What the exercise asks: Your task is to extract every entry that follows word for word while excluding the pictures.
BEGIN Data for this exercise
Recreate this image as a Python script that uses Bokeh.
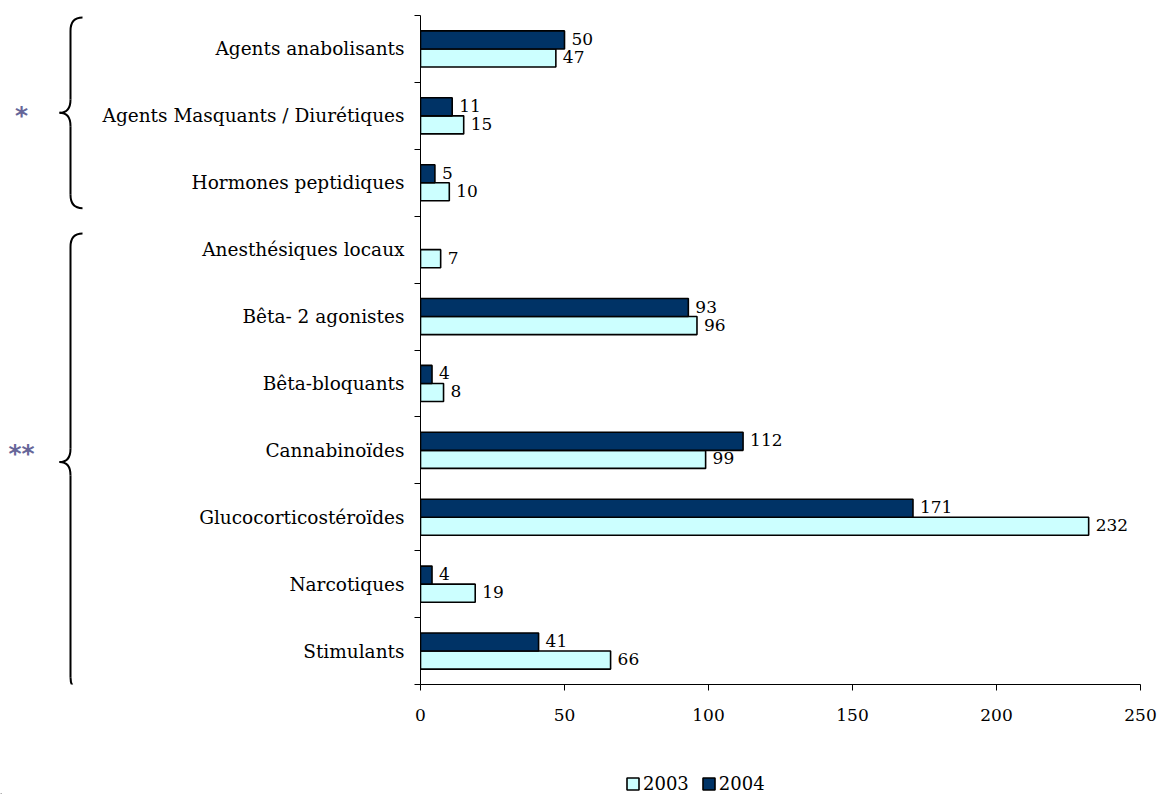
from bokeh.plotting import figure
from bokeh.models import Range1d, FixedTicker, Legend, LegendItem, ColumnDataSource
from bokeh.layouts import row, column
from bokeh.core.properties import value
from bokeh.embed import file_html
from bokeh.resources import INLINE

# ---------------- data ----------------
categories = ["Agents anabolisants", "Agents Masquants / Diurétiques", "Hormones peptidiques",
              "Anesthésiques locaux", "Bêta- 2 agonistes", "Bêta-bloquants", "Cannabinoïdes",
              "Glucocorticostéroïdes", "Narcotiques", "Stimulants"]
values_2003 = [47, 15, 10, 7, 96, 8, 99, 232, 19, 66]
values_2004 = [50, 11, 5, None, 93, 4, 112, 171, 4, 41]
series_names = ["2003", "2004"]
group_marks = ["*", "**"]
group_bounds = [(0, 3), (3, 10)]
x_ticks = [0, 50, 100, 150, 200, 250]

FONT = "DejaVu Serif"
LIGHT = "#CCFFFF"
DARK = "#003366"
STAR = "#666699"

n = len(categories)
centers = [n - i - 0.5 for i in range(n)]
boundaries = list(range(n + 1))
BAR_H = 0.27
OFF = 0.135

def series_source(vals, offset):
    ys, xs, labels = [], [], []
    for c, v in zip(centers, vals):
        if v is None:
            continue
        ys.append(c + offset)
        xs.append(v)
        labels.append(str(v))
    return ColumnDataSource(dict(y=ys, right=xs, label=labels))

src03 = series_source(values_2003, -OFF)
src04 = series_source(values_2004, OFF)

yr = Range1d(0, n)
H = 770
TOP = 15
BOTTOM = 86
LEFT_W = 92
MAIN_W = 1069

# ---------------- main chart ----------------
p = figure(width=MAIN_W, height=H, x_range=Range1d(0, 250), y_range=yr,
           output_backend="svg", toolbar_location=None,
           min_border_left=328, min_border_right=21, min_border_top=TOP, min_border_bottom=BOTTOM)
p.xgrid.visible = False
p.ygrid.visible = False
p.outline_line_color = None
p.background_fill_color = "white"

bar_style = dict(line_color="black", line_width=1.6)
p.hbar(y="y", right="right", left=0, height=BAR_H, source=src03, fill_color=LIGHT, **bar_style)
p.hbar(y="y", right="right", left=0, height=BAR_H, source=src04, fill_color=DARK, **bar_style)

for src in (src03, src04):
    p.text(x="right", y="y", text="label", source=src, x_offset=7, y_offset=-1,
           text_font=value(FONT), text_font_size="17px", text_color="black",
           text_align="left", text_baseline="middle")

xa = p.xaxis[0]
xa.ticker = FixedTicker(ticks=x_ticks)
xa.major_tick_in = 0
xa.major_tick_out = 6
xa.minor_tick_in = 0
xa.minor_tick_out = 0
xa.axis_line_color = "black"
xa.major_tick_line_color = "black"
xa.major_label_text_font = FONT
xa.major_label_text_font_size = "17px"
xa.major_label_text_color = "black"
xa.major_label_standoff = 18

ya = p.yaxis[0]
ya.ticker = FixedTicker(ticks=centers, minor_ticks=boundaries)
ya.major_label_overrides = {c: name for c, name in zip(centers, categories)}
ya.major_tick_line_color = None
ya.major_tick_in = 0
ya.major_tick_out = 6
ya.minor_tick_line_color = "black"
ya.minor_tick_in = 0
ya.minor_tick_out = 6
ya.axis_line_color = "black"
ya.major_label_text_font = FONT
ya.major_label_text_font_size = "18.5px"
ya.major_label_text_color = "black"
ya.major_label_standoff = 10

# ---------------- braces panel ----------------
lf = figure(width=LEFT_W, height=H, x_range=Range1d(0, LEFT_W), y_range=yr,
            x_axis_type=None, y_axis_type=None,
            output_backend="svg", toolbar_location=None,
            min_border_left=0, min_border_right=0, min_border_top=TOP, min_border_bottom=BOTTOM)
lf.grid.visible = False
lf.outline_line_color = None

XE, XV, XT = 82, 70, 59   # brace end, spine, tip (pixels inside this panel)
R = 0.2
insets = [(0.03, 0.12), (0.26, -0.09)]
star_shift = [3, -9]      # pixel nudge of the group marks relative to the brace tip
qx0, qy0, qx1, qy1, qcx, qcy = [], [], [], [], [], []
sx0, sy0, sx1, sy1 = [], [], [], []
tx, ty, tt, toff = [], [], [], []
for (s, e), (it, ib), mark, sh in zip(group_bounds, insets, group_marks, star_shift):
    top = n - s - it
    bot = n - e + ib
    mid = (top + bot) / 2
    qx0 += [XE, XV, XT, XV]
    qy0 += [top, mid + R, mid, bot + R]
    qx1 += [XV, XT, XV, XE]
    qy1 += [top - R, mid, mid - R, bot]
    qcx += [XV, XV, XV, XV]
    qcy += [top, mid, mid, bot]
    sx0 += [XV, XV]
    sy0 += [top - R, mid - R]
    sx1 += [XV, XV]
    sy1 += [mid + R, bot + R]
    tx.append(21)
    ty.append(mid)
    tt.append(mark)
    toff.append(sh)

lf.quadratic(x0=qx0, y0=qy0, x1=qx1, y1=qy1, cx=qcx, cy=qcy, line_color="black", line_width=2)
lf.segment(x0=sx0, y0=sy0, x1=sx1, y1=sy1, line_color="black", line_width=2)
lf.text(x="x", y="y", text="t", y_offset="off",
        source=ColumnDataSource(dict(x=tx, y=ty, t=tt, off=toff)),
        text_font=value("DejaVu Sans"), text_font_size="25px",
        text_color=STAR, text_align="center", text_baseline="middle",
        text_font_style="bold")

# ---------------- legend strip ----------------
LEG_W, LEG_H = LEFT_W + MAIN_W, 24
lg = figure(width=LEG_W, height=LEG_H, x_range=Range1d(0, LEG_W), y_range=Range1d(0, LEG_H),
            x_axis_type=None, y_axis_type=None, output_backend="svg", toolbar_location=None,
            min_border=0)
lg.grid.visible = False
lg.outline_line_color = None
# legend proxies: one hidden bar each, placed below the visible strip
proxy = ColumnDataSource(dict(y=[-LEG_H], right=[1]))
k03 = lg.hbar(y="y", right="right", left=0, height=1, source=proxy, fill_color=LIGHT, **bar_style)
k04 = lg.hbar(y="y", right="right", left=0, height=1, source=proxy, fill_color=DARK, **bar_style)
legend = Legend(items=[LegendItem(label=series_names[0], renderers=[k03]),
                       LegendItem(label=series_names[1], renderers=[k04])],
                location=(625, 0), orientation="horizontal",
                glyph_width=15, glyph_height=15, label_standoff=3, spacing=12,
                padding=0, margin=0, border_line_color=None, background_fill_alpha=0,
                label_text_font=FONT, label_text_font_size="18px", label_text_color="black")
lg.add_layout(legend, "center")

layout = column(row(lf, p), lg)
open("out.html", "w").write(file_html(layout, INLINE))
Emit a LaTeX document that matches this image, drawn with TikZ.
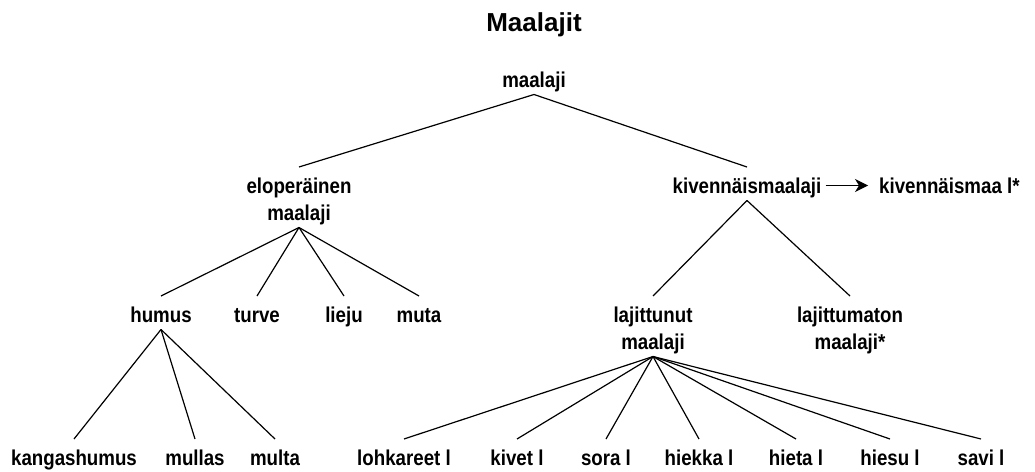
END Data for this exercise
Response to this task:
Recreate this image as a Python script that uses Bokeh.
from bokeh.plotting import figure
from bokeh.models import Range1d, FixedTicker, Legend, LegendItem, ColumnDataSource
from bokeh.layouts import row, column
from bokeh.core.properties import value
from bokeh.embed import file_html
from bokeh.resources import INLINE

# ---------------- data ----------------
categories = ["Agents anabolisants", "Agents Masquants / Diurétiques", "Hormones peptidiques",
              "Anesthésiques locaux", "Bêta- 2 agonistes", "Bêta-bloquants", "Cannabinoïdes",
              "Glucocorticostéroïdes", "Narcotiques", "Stimulants"]
values_2003 = [47, 15, 10, 7, 96, 8, 99, 232, 19, 66]
values_2004 = [50, 11, 5, None, 93, 4, 112, 171, 4, 41]
series_names = ["2003", "2004"]
group_marks = ["*", "**"]
group_bounds = [(0, 3), (3, 10)]
x_ticks = [0, 50, 100, 150, 200, 250]

FONT = "DejaVu Serif"
LIGHT = "#CCFFFF"
DARK = "#003366"
STAR = "#666699"

n = len(categories)
centers = [n - i - 0.5 for i in range(n)]
boundaries = list(range(n + 1))
BAR_H = 0.27
OFF = 0.135

def series_source(vals, offset):
    ys, xs, labels = [], [], []
    for c, v in zip(centers, vals):
        if v is None:
            continue
        ys.append(c + offset)
        xs.append(v)
        labels.append(str(v))
    return ColumnDataSource(dict(y=ys, right=xs, label=labels))

src03 = series_source(values_2003, -OFF)
src04 = series_source(values_2004, OFF)

yr = Range1d(0, n)
H = 770
TOP = 15
BOTTOM = 86
LEFT_W = 92
MAIN_W = 1069

# ---------------- main chart ----------------
p = figure(width=MAIN_W, height=H, x_range=Range1d(0, 250), y_range=yr,
           output_backend="svg", toolbar_location=None,
           min_border_left=328, min_border_right=21, min_border_top=TOP, min_border_bottom=BOTTOM)
p.xgrid.visible = False
p.ygrid.visible = False
p.outline_line_color = None
p.background_fill_color = "white"

bar_style = dict(line_color="black", line_width=1.6)
p.hbar(y="y", right="right", left=0, height=BAR_H, source=src03, fill_color=LIGHT, **bar_style)
p.hbar(y="y", right="right", left=0, height=BAR_H, source=src04, fill_color=DARK, **bar_style)

for src in (src03, src04):
    p.text(x="right", y="y", text="label", source=src, x_offset=7, y_offset=-1,
           text_font=value(FONT), text_font_size="17px", text_color="black",
           text_align="left", text_baseline="middle")

xa = p.xaxis[0]
xa.ticker = FixedTicker(ticks=x_ticks)
xa.major_tick_in = 0
xa.major_tick_out = 6
xa.minor_tick_in = 0
xa.minor_tick_out = 0
xa.axis_line_color = "black"
xa.major_tick_line_color = "black"
xa.major_label_text_font = FONT
xa.major_label_text_font_size = "17px"
xa.major_label_text_color = "black"
xa.major_label_standoff = 18

ya = p.yaxis[0]
ya.ticker = FixedTicker(ticks=centers, minor_ticks=boundaries)
ya.major_label_overrides = {c: name for c, name in zip(centers, categories)}
ya.major_tick_line_color = None
ya.major_tick_in = 0
ya.major_tick_out = 6
ya.minor_tick_line_color = "black"
ya.minor_tick_in = 0
ya.minor_tick_out = 6
ya.axis_line_color = "black"
ya.major_label_text_font = FONT
ya.major_label_text_font_size = "18.5px"
ya.major_label_text_color = "black"
ya.major_label_standoff = 10

# ---------------- braces panel ----------------
lf = figure(width=LEFT_W, height=H, x_range=Range1d(0, LEFT_W), y_range=yr,
            x_axis_type=None, y_axis_type=None,
            output_backend="svg", toolbar_location=None,
            min_border_left=0, min_border_right=0, min_border_top=TOP, min_border_bottom=BOTTOM)
lf.grid.visible = False
lf.outline_line_color = None

XE, XV, XT = 82, 70, 59   # brace end, spine, tip (pixels inside this panel)
R = 0.2
insets = [(0.03, 0.12), (0.26, -0.09)]
star_shift = [3, -9]      # pixel nudge of the group marks relative to the brace tip
qx0, qy0, qx1, qy1, qcx, qcy = [], [], [], [], [], []
sx0, sy0, sx1, sy1 = [], [], [], []
tx, ty, tt, toff = [], [], [], []
for (s, e), (it, ib), mark, sh in zip(group_bounds, insets, group_marks, star_shift):
    top = n - s - it
    bot = n - e + ib
    mid = (top + bot) / 2
    qx0 += [XE, XV, XT, XV]
    qy0 += [top, mid + R, mid, bot + R]
    qx1 += [XV, XT, XV, XE]
    qy1 += [top - R, mid, mid - R, bot]
    qcx += [XV, XV, XV, XV]
    qcy += [top, mid, mid, bot]
    sx0 += [XV, XV]
    sy0 += [top - R, mid - R]
    sx1 += [XV, XV]
    sy1 += [mid + R, bot + R]
    tx.append(21)
    ty.append(mid)
    tt.append(mark)
    toff.append(sh)

lf.quadratic(x0=qx0, y0=qy0, x1=qx1, y1=qy1, cx=qcx, cy=qcy, line_color="black", line_width=2)
lf.segment(x0=sx0, y0=sy0, x1=sx1, y1=sy1, line_color="black", line_width=2)
lf.text(x="x", y="y", text="t", y_offset="off",
        source=ColumnDataSource(dict(x=tx, y=ty, t=tt, off=toff)),
        text_font=value("DejaVu Sans"), text_font_size="25px",
        text_color=STAR, text_align="center", text_baseline="middle",
        text_font_style="bold")

# ---------------- legend strip ----------------
LEG_W, LEG_H = LEFT_W + MAIN_W, 24
lg = figure(width=LEG_W, height=LEG_H, x_range=Range1d(0, LEG_W), y_range=Range1d(0, LEG_H),
            x_axis_type=None, y_axis_type=None, output_backend="svg", toolbar_location=None,
            min_border=0)
lg.grid.visible = False
lg.outline_line_color = None
# legend proxies: one hidden bar each, placed below the visible strip
proxy = ColumnDataSource(dict(y=[-LEG_H], right=[1]))
k03 = lg.hbar(y="y", right="right", left=0, height=1, source=proxy, fill_color=LIGHT, **bar_style)
k04 = lg.hbar(y="y", right="right", left=0, height=1, source=proxy, fill_color=DARK, **bar_style)
legend = Legend(items=[LegendItem(label=series_names[0], renderers=[k03]),
                       LegendItem(label=series_names[1], renderers=[k04])],
                location=(625, 0), orientation="horizontal",
                glyph_width=15, glyph_height=15, label_standoff=3, spacing=12,
                padding=0, margin=0, border_line_color=None, background_fill_alpha=0,
                label_text_font=FONT, label_text_font_size="18px", label_text_color="black")
lg.add_layout(legend, "center")

layout = column(row(lf, p), lg)
open("out.html", "w").write(file_html(layout, INLINE))
Emit a LaTeX document that matches this image, drawn with TikZ.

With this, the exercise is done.